To multiply polynomials, multiply each term of the first polynomial by every term of the second polynomial. Then simplify the products and add them. Finally, simplify further if possible.

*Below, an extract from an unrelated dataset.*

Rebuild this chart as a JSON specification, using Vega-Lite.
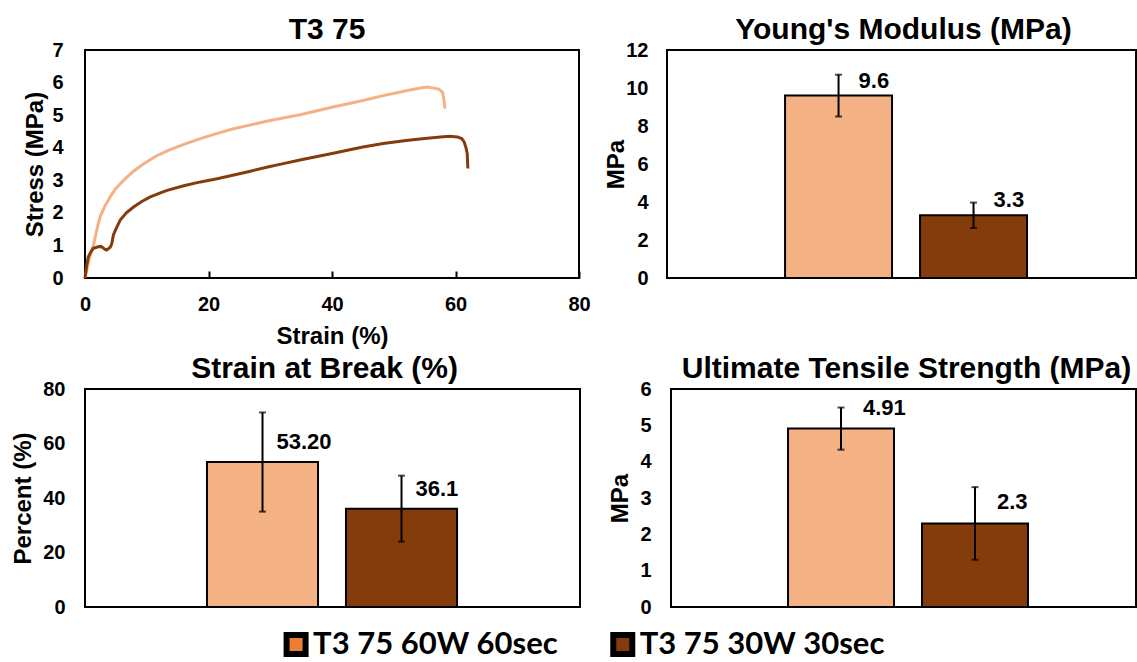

So, perform the first step:
$$$\left(\color{BlueViolet}{2 x^{2}}\color{Red}{- 4 x}+\color{Purple}{2}\right) \cdot \left(\color{Crimson}{2 x^{2}}\color{Fuchsia}{- 4 x}+\color{Violet}{2}\right)=$$$
$$$=\left(\color{BlueViolet}{2 x^{2}}\right)\cdot \left(\color{Crimson}{2 x^{2}}\right)+\left(\color{BlueViolet}{2 x^{2}}\right)\cdot \left(\color{Fuchsia}{- 4 x}\right)+\left(\color{BlueViolet}{2 x^{2}}\right)\cdot \left(\color{Violet}{2}\right)+$$$
$$$+\left(\color{Red}{- 4 x}\right)\cdot \left(\color{Crimson}{2 x^{2}}\right)+\left(\color{Red}{- 4 x}\right)\cdot \left(\color{Fuchsia}{- 4 x}\right)+\left(\color{Red}{- 4 x}\right)\cdot \left(\color{Violet}{2}\right)+$$$
$$$+\left(\color{Purple}{2}\right)\cdot \left(\color{Crimson}{2 x^{2}}\right)+\left(\color{Purple}{2}\right)\cdot \left(\color{Fuchsia}{- 4 x}\right)+\left(\color{Purple}{2}\right)\cdot \left(\color{Violet}{2}\right)=$$$
Simplify the products:
$$$=4 x^{4}- 8 x^{3}+4 x^{2}+$$$
$$$- 8 x^{3}+16 x^{2}- 8 x+$$$
$$$+4 x^{2}- 8 x+4=$$$
Simplify further:
$$$=4 x^{4} - 16 x^{3} + 24 x^{2} - 16 x + 4$$$
Answer: $$$\left(2 x^{2} - 4 x + 2\right)\cdot \left(2 x^{2} - 4 x + 2\right)=4 x^{4} - 16 x^{3} + 24 x^{2} - 16 x + 4$$$.